**Task directions**
Copy the data exactly as it appears, and do not include any pictures.
━━━━━ Input for this task
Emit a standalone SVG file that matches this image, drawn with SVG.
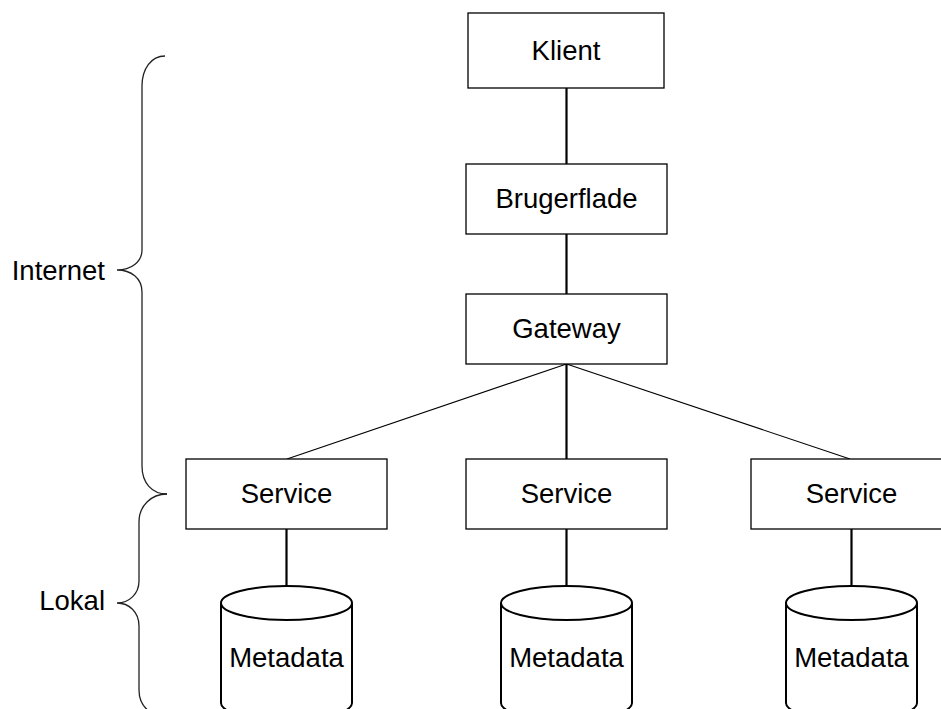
<svg xmlns="http://www.w3.org/2000/svg" width="941" height="709" viewBox="0 0 941 709">
  <style>
    .box { fill: #fff; stroke: #000; stroke-width: 1.3; }
    .db { fill: #fff; stroke: #000; stroke-width: 2; }
    .label { font-family: "Liberation Sans", Arial, sans-serif; font-size: 27.5px; fill: #000; text-anchor: middle; }
    .side { font-family: "Liberation Sans", Arial, sans-serif; font-size: 27.5px; fill: #000; text-anchor: end; }
    .thick { stroke: #000; stroke-width: 2.2; fill: none; }
    .thin { stroke: #000; stroke-width: 1.1; fill: none; }
    .brace { stroke: #222; stroke-width: 1.3; fill: none; }
  </style>
  <rect width="941" height="709" fill="#fff"/>

  <!-- connectors -->
  <g id="connectors">
    <line class="thick" x1="566.5" y1="88" x2="566.5" y2="164"/>
    <line class="thick" x1="566.5" y1="234" x2="566.5" y2="294"/>
    <line class="thick" x1="566.5" y1="364" x2="566.5" y2="459"/>
    <line class="thin" x1="566.5" y1="364" x2="287" y2="459"/>
    <line class="thin" x1="566.5" y1="364" x2="850" y2="459"/>
    <line class="thick" x1="286.5" y1="529" x2="286.5" y2="586"/>
    <line class="thick" x1="566.5" y1="529" x2="566.5" y2="586"/>
    <line class="thick" x1="851.5" y1="529" x2="851.5" y2="586"/>
  </g>

  <!-- nodes -->
  <g id="klient">
    <rect class="box" x="468" y="13" width="196" height="75"/>
    <text class="label" x="566" y="60">Klient</text>
  </g>
  <g id="brugerflade">
    <rect class="box" x="466" y="164" width="201" height="70"/>
    <text class="label" x="566.5" y="208">Brugerflade</text>
  </g>
  <g id="gateway">
    <rect class="box" x="466" y="294" width="201" height="70"/>
    <text class="label" x="566.5" y="338">Gateway</text>
  </g>
  <g id="service1">
    <rect class="box" x="186" y="459" width="201" height="70"/>
    <text class="label" x="286.5" y="503">Service</text>
  </g>
  <g id="service2">
    <rect class="box" x="466" y="459" width="201" height="70"/>
    <text class="label" x="566.5" y="503">Service</text>
  </g>
  <g id="service3">
    <rect class="box" x="751" y="459" width="201" height="70"/>
    <text class="label" x="851.5" y="503">Service</text>
  </g>

  <g id="metadata1">
    <path class="db" d="M221,603 L221,703 A65.5,17 0 0 0 352,703 L352,603 A65.5,17 0 0 0 221,603 Z"/>
    <path class="db" d="M221,603 A65.5,17 0 0 0 352,603"/>
    <text class="label" x="286.5" y="667">Metadata</text>
  </g>
  <g id="metadata2">
    <path class="db" d="M501,603 L501,703 A65.5,17 0 0 0 632,703 L632,603 A65.5,17 0 0 0 501,603 Z"/>
    <path class="db" d="M501,603 A65.5,17 0 0 0 632,603"/>
    <text class="label" x="566.5" y="667">Metadata</text>
  </g>
  <g id="metadata3">
    <path class="db" d="M786,603 L786,703 A65.5,17 0 0 0 917,703 L917,603 A65.5,17 0 0 0 786,603 Z"/>
    <path class="db" d="M786,603 A65.5,17 0 0 0 917,603"/>
    <text class="label" x="851.5" y="667">Metadata</text>
  </g>

  <!-- zone braces -->
  <g id="internet">
    <path class="brace" d="M165,56 C151,56 142,69 142,86 L142,250 C142,262 131,270 117,270 C131,270 142,278 142,292 L142,466 C142,483 152,494 167,494"/>
    <text class="side" x="105" y="280">Internet</text>
  </g>
  <g id="lokal">
    <path class="brace" d="M167,494 C151,494 139,506 139,522 L139,581 C139,594 129,603 117,603 C129,603 139,612 139,626 L139,690 C139,700 143,707 150,712"/>
    <text class="side" x="105" y="610">Lokal</text>
  </g>
</svg>
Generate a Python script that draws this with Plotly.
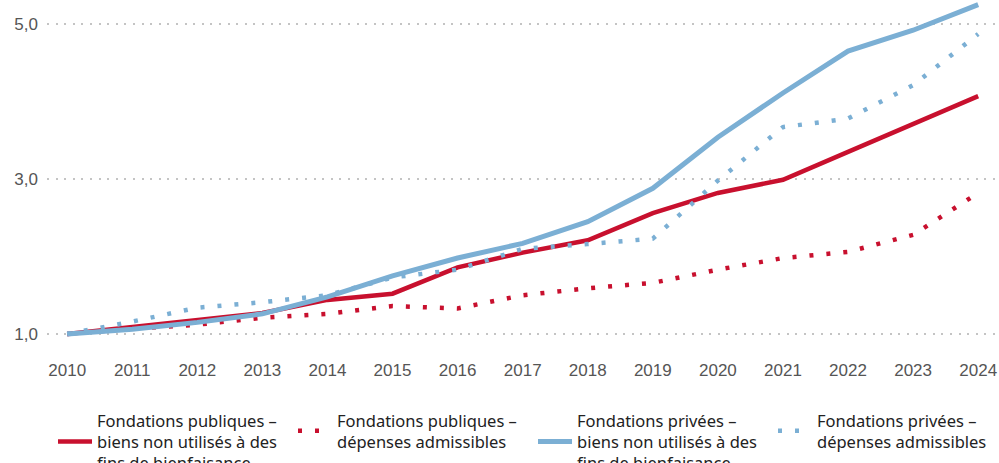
import plotly.graph_objects as go

years = list(range(2010, 2025))

pub_biens = [1.00, 1.09, 1.17, 1.27, 1.44, 1.52, 1.86, 2.05, 2.21, 2.56, 2.82, 2.99, 3.35, 3.71, 4.07]
pub_depenses = [1.00, 1.07, 1.12, 1.21, 1.26, 1.36, 1.33, 1.50, 1.59, 1.66, 1.83, 1.98, 2.06, 2.28, 2.82]
priv_biens = [1.00, 1.06, 1.15, 1.26, 1.48, 1.75, 1.98, 2.17, 2.45, 2.88, 3.54, 4.11, 4.65, 4.92, 5.25]
priv_depenses = [1.00, 1.16, 1.34, 1.41, 1.50, 1.73, 1.83, 2.10, 2.16, 2.23, 2.98, 3.67, 3.78, 4.21, 4.87]

names = [
    "Fondations publiques –<br>biens non utilisés à des<br>fins de bienfaisance",
    "Fondations publiques –<br>dépenses admissibles",
    "Fondations privées –<br>biens non utilisés à des<br>fins de bienfaisance",
    "Fondations privées –<br>dépenses admissibles",
]

y_ticks = [1, 3, 5]
y_tick_labels = ["1,0", "3,0", "5,0"]

RED = "#C8102E"
BLUE = "#7BAFD4"
DOT = "4px,13px"

colors = [RED, RED, BLUE, BLUE]
dashes = ["solid", DOT, "solid", DOT]
widths = [4.5, 4.5, 5, 4.5]
series = [pub_biens, pub_depenses, priv_biens, priv_depenses]
legend_ids = ["legend", "legend2", "legend3", "legend4"]
legend_left_px = [53, 293, 533, 773]

fig = go.Figure()
for s, n, c, d, w, lid in zip(series, names, colors, dashes, widths, legend_ids):
    fig.add_trace(go.Scatter(x=years, y=s, mode="lines", name=n, legend=lid,
                             line=dict(color=c, width=w, dash=d)))

legend_style = dict(
    orientation="v", xref="container", xanchor="left",
    yref="paper", y=-0.151, yanchor="top",
    font=dict(family="Noto Sans", size=16.5, color="#222"),
    itemwidth=34, valign="middle", bgcolor="rgba(0,0,0,0)",
)

layout_legends = {}
for lid, px in zip(legend_ids, legend_left_px):
    layout_legends[lid] = dict(legend_style, x=px / 999)

fig.update_layout(
    width=999, height=463,
    margin=dict(l=47, r=0, t=0, b=113, autoexpand=False),
    paper_bgcolor="white", plot_bgcolor="white",
    showlegend=True,
    hovermode=False,
    **layout_legends,
)
fig.update_xaxes(
    range=[2009.69, 2024.32], tickmode="array", tickvals=years,
    ticktext=[str(y) for y in years],
    showgrid=False, zeroline=False, showline=False, ticks="",
    tickfont=dict(family="Liberation Sans, Arial", size=17, color="#555"),
    ticklabelstandoff=8,
)
fig.update_yaxes(
    range=[0.7935, 5.31], tickmode="array", tickvals=y_ticks, ticktext=y_tick_labels,
    showgrid=True, gridcolor="#c4c4c4", gridwidth=2, griddash="2px,6.6px",
    zeroline=False, showline=False, ticks="",
    tickfont=dict(family="Liberation Sans, Arial", size=17, color="#555"),
    ticklabelstandoff=8,
)

fig.write_html("out.html", config={"displayModeBar": False},
               post_script="document.body.style.margin='0px';")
━━━━━━━━━━
**Result below**
Emit a standalone SVG file that matches this image, drawn with SVG.
<svg xmlns="http://www.w3.org/2000/svg" width="941" height="709" viewBox="0 0 941 709">
  <style>
    .box { fill: #fff; stroke: #000; stroke-width: 1.3; }
    .db { fill: #fff; stroke: #000; stroke-width: 2; }
    .label { font-family: "Liberation Sans", Arial, sans-serif; font-size: 27.5px; fill: #000; text-anchor: middle; }
    .side { font-family: "Liberation Sans", Arial, sans-serif; font-size: 27.5px; fill: #000; text-anchor: end; }
    .thick { stroke: #000; stroke-width: 2.2; fill: none; }
    .thin { stroke: #000; stroke-width: 1.1; fill: none; }
    .brace { stroke: #222; stroke-width: 1.3; fill: none; }
  </style>
  <rect width="941" height="709" fill="#fff"/>

  <!-- connectors -->
  <g id="connectors">
    <line class="thick" x1="566.5" y1="88" x2="566.5" y2="164"/>
    <line class="thick" x1="566.5" y1="234" x2="566.5" y2="294"/>
    <line class="thick" x1="566.5" y1="364" x2="566.5" y2="459"/>
    <line class="thin" x1="566.5" y1="364" x2="287" y2="459"/>
    <line class="thin" x1="566.5" y1="364" x2="850" y2="459"/>
    <line class="thick" x1="286.5" y1="529" x2="286.5" y2="586"/>
    <line class="thick" x1="566.5" y1="529" x2="566.5" y2="586"/>
    <line class="thick" x1="851.5" y1="529" x2="851.5" y2="586"/>
  </g>

  <!-- nodes -->
  <g id="klient">
    <rect class="box" x="468" y="13" width="196" height="75"/>
    <text class="label" x="566" y="60">Klient</text>
  </g>
  <g id="brugerflade">
    <rect class="box" x="466" y="164" width="201" height="70"/>
    <text class="label" x="566.5" y="208">Brugerflade</text>
  </g>
  <g id="gateway">
    <rect class="box" x="466" y="294" width="201" height="70"/>
    <text class="label" x="566.5" y="338">Gateway</text>
  </g>
  <g id="service1">
    <rect class="box" x="186" y="459" width="201" height="70"/>
    <text class="label" x="286.5" y="503">Service</text>
  </g>
  <g id="service2">
    <rect class="box" x="466" y="459" width="201" height="70"/>
    <text class="label" x="566.5" y="503">Service</text>
  </g>
  <g id="service3">
    <rect class="box" x="751" y="459" width="201" height="70"/>
    <text class="label" x="851.5" y="503">Service</text>
  </g>

  <g id="metadata1">
    <path class="db" d="M221,603 L221,703 A65.5,17 0 0 0 352,703 L352,603 A65.5,17 0 0 0 221,603 Z"/>
    <path class="db" d="M221,603 A65.5,17 0 0 0 352,603"/>
    <text class="label" x="286.5" y="667">Metadata</text>
  </g>
  <g id="metadata2">
    <path class="db" d="M501,603 L501,703 A65.5,17 0 0 0 632,703 L632,603 A65.5,17 0 0 0 501,603 Z"/>
    <path class="db" d="M501,603 A65.5,17 0 0 0 632,603"/>
    <text class="label" x="566.5" y="667">Metadata</text>
  </g>
  <g id="metadata3">
    <path class="db" d="M786,603 L786,703 A65.5,17 0 0 0 917,703 L917,603 A65.5,17 0 0 0 786,603 Z"/>
    <path class="db" d="M786,603 A65.5,17 0 0 0 917,603"/>
    <text class="label" x="851.5" y="667">Metadata</text>
  </g>

  <!-- zone braces -->
  <g id="internet">
    <path class="brace" d="M165,56 C151,56 142,69 142,86 L142,250 C142,262 131,270 117,270 C131,270 142,278 142,292 L142,466 C142,483 152,494 167,494"/>
    <text class="side" x="105" y="280">Internet</text>
  </g>
  <g id="lokal">
    <path class="brace" d="M167,494 C151,494 139,506 139,522 L139,581 C139,594 129,603 117,603 C129,603 139,612 139,626 L139,690 C139,700 143,707 150,712"/>
    <text class="side" x="105" y="610">Lokal</text>
  </g>
</svg>
Generate a Python script that draws this with Plotly.
import plotly.graph_objects as go

years = list(range(2010, 2025))

pub_biens = [1.00, 1.09, 1.17, 1.27, 1.44, 1.52, 1.86, 2.05, 2.21, 2.56, 2.82, 2.99, 3.35, 3.71, 4.07]
pub_depenses = [1.00, 1.07, 1.12, 1.21, 1.26, 1.36, 1.33, 1.50, 1.59, 1.66, 1.83, 1.98, 2.06, 2.28, 2.82]
priv_biens = [1.00, 1.06, 1.15, 1.26, 1.48, 1.75, 1.98, 2.17, 2.45, 2.88, 3.54, 4.11, 4.65, 4.92, 5.25]
priv_depenses = [1.00, 1.16, 1.34, 1.41, 1.50, 1.73, 1.83, 2.10, 2.16, 2.23, 2.98, 3.67, 3.78, 4.21, 4.87]

names = [
    "Fondations publiques –<br>biens non utilisés à des<br>fins de bienfaisance",
    "Fondations publiques –<br>dépenses admissibles",
    "Fondations privées –<br>biens non utilisés à des<br>fins de bienfaisance",
    "Fondations privées –<br>dépenses admissibles",
]

y_ticks = [1, 3, 5]
y_tick_labels = ["1,0", "3,0", "5,0"]

RED = "#C8102E"
BLUE = "#7BAFD4"
DOT = "4px,13px"

colors = [RED, RED, BLUE, BLUE]
dashes = ["solid", DOT, "solid", DOT]
widths = [4.5, 4.5, 5, 4.5]
series = [pub_biens, pub_depenses, priv_biens, priv_depenses]
legend_ids = ["legend", "legend2", "legend3", "legend4"]
legend_left_px = [53, 293, 533, 773]

fig = go.Figure()
for s, n, c, d, w, lid in zip(series, names, colors, dashes, widths, legend_ids):
    fig.add_trace(go.Scatter(x=years, y=s, mode="lines", name=n, legend=lid,
                             line=dict(color=c, width=w, dash=d)))

legend_style = dict(
    orientation="v", xref="container", xanchor="left",
    yref="paper", y=-0.151, yanchor="top",
    font=dict(family="Noto Sans", size=16.5, color="#222"),
    itemwidth=34, valign="middle", bgcolor="rgba(0,0,0,0)",
)

layout_legends = {}
for lid, px in zip(legend_ids, legend_left_px):
    layout_legends[lid] = dict(legend_style, x=px / 999)

fig.update_layout(
    width=999, height=463,
    margin=dict(l=47, r=0, t=0, b=113, autoexpand=False),
    paper_bgcolor="white", plot_bgcolor="white",
    showlegend=True,
    hovermode=False,
    **layout_legends,
)
fig.update_xaxes(
    range=[2009.69, 2024.32], tickmode="array", tickvals=years,
    ticktext=[str(y) for y in years],
    showgrid=False, zeroline=False, showline=False, ticks="",
    tickfont=dict(family="Liberation Sans, Arial", size=17, color="#555"),
    ticklabelstandoff=8,
)
fig.update_yaxes(
    range=[0.7935, 5.31], tickmode="array", tickvals=y_ticks, ticktext=y_tick_labels,
    showgrid=True, gridcolor="#c4c4c4", gridwidth=2, griddash="2px,6.6px",
    zeroline=False, showline=False, ticks="",
    tickfont=dict(family="Liberation Sans, Arial", size=17, color="#555"),
    ticklabelstandoff=8,
)

fig.write_html("out.html", config={"displayModeBar": False},
               post_script="document.body.style.margin='0px';")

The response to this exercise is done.